What em is
em is a unit relative to an element's font-size. When you set padding: 1em, the padding equals the font-size of the element (or parent in some contexts). Unlike rem, which is always relative to the root, em depends on context.
Formula
em = px / parent font-size If the parent has font-size: 16px, then 24px = 1.5em. If the parent is 20px, then 24px = 1.2em.
When em is the right choice
The classic use of em is for components with their own typographic scale. A button: if you set padding in em, scaling the button size by changing font-size also scales padding proportionally. With rem or px, padding is fixed and proportions break.
.btn {
font-size: 1rem;
padding: 0.75em 1.5em; /* scales with font-size */
}
.btn--lg {
font-size: 1.25rem; /* padding grows automatically */
} The composition problem
em compounds: nested em multiplies. If you have section { font-size: 1.2em } and inside p { font-size: 1.2em }, the paragraph ends up at 1.44em of the root. Nest three levels and sizes become unpredictable.
That is why many modern systems prefer rem for typography and reserve em for spacing inside specific components where "scale with context" is exactly the desired behavior.
em for media queries
Media queries in em (vs px) respond better to user text zoom. If someone increases the browser font-size, em-based breakpoints fire earlier, keeping the layout responsive even for zoomed users. A subtle but real accessibility win.
Practical use cases
- Buttons: em padding so it scales with size variants.
- Inputs: same logic.
- Cards: inner padding proportional to content.

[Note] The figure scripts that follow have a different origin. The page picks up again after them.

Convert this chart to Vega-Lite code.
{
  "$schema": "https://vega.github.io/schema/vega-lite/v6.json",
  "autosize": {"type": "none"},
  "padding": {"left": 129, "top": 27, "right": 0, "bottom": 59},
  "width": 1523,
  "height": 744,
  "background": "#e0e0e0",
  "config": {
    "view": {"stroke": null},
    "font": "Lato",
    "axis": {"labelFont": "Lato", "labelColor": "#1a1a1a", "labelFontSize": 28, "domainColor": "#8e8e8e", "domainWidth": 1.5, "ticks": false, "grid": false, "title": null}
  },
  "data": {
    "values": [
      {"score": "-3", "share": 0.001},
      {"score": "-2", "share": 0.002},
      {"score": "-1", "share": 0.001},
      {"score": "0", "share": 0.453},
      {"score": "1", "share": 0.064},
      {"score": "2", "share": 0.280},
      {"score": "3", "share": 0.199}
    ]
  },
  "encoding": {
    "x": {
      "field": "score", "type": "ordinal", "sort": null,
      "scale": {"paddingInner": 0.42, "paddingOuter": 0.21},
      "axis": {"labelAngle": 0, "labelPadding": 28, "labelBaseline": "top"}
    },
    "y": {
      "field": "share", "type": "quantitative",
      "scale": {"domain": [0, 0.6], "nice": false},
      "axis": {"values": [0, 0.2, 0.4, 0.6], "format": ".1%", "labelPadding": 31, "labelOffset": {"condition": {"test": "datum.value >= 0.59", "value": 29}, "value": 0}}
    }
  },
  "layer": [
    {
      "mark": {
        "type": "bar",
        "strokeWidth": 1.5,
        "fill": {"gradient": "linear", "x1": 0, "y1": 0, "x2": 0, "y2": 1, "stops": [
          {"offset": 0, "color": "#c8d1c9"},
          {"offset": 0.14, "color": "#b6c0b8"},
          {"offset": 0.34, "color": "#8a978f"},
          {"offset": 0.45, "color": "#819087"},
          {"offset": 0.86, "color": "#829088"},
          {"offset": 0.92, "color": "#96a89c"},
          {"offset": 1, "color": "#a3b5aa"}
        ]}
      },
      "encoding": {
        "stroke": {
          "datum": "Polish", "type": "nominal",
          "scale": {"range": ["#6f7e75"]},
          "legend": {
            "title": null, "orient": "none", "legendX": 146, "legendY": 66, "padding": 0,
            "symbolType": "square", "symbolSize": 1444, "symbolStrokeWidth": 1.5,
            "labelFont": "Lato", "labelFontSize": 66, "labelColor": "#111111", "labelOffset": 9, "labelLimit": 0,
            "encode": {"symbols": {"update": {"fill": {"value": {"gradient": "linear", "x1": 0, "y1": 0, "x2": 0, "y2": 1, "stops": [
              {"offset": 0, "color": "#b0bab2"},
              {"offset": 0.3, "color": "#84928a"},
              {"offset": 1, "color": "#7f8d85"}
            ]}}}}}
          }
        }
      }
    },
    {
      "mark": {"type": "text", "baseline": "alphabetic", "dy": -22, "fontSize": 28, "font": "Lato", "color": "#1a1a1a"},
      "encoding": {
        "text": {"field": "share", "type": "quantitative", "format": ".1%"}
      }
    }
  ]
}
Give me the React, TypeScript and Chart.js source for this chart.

- Nested lists: indentation that respects parent item size.
- Inline icons:
width: 1emmatches the text line size.
When NOT to use em
For global typography (h1, body, etc.): rem is more predictable. For page-level spacing (grid gaps, section margins): rem too. em shines in self-contained components, not macro layout.
Summary
Use rem as the default. Use em when you want something to scale with the surrounding type context. Always check computed values in DevTools when something feels off.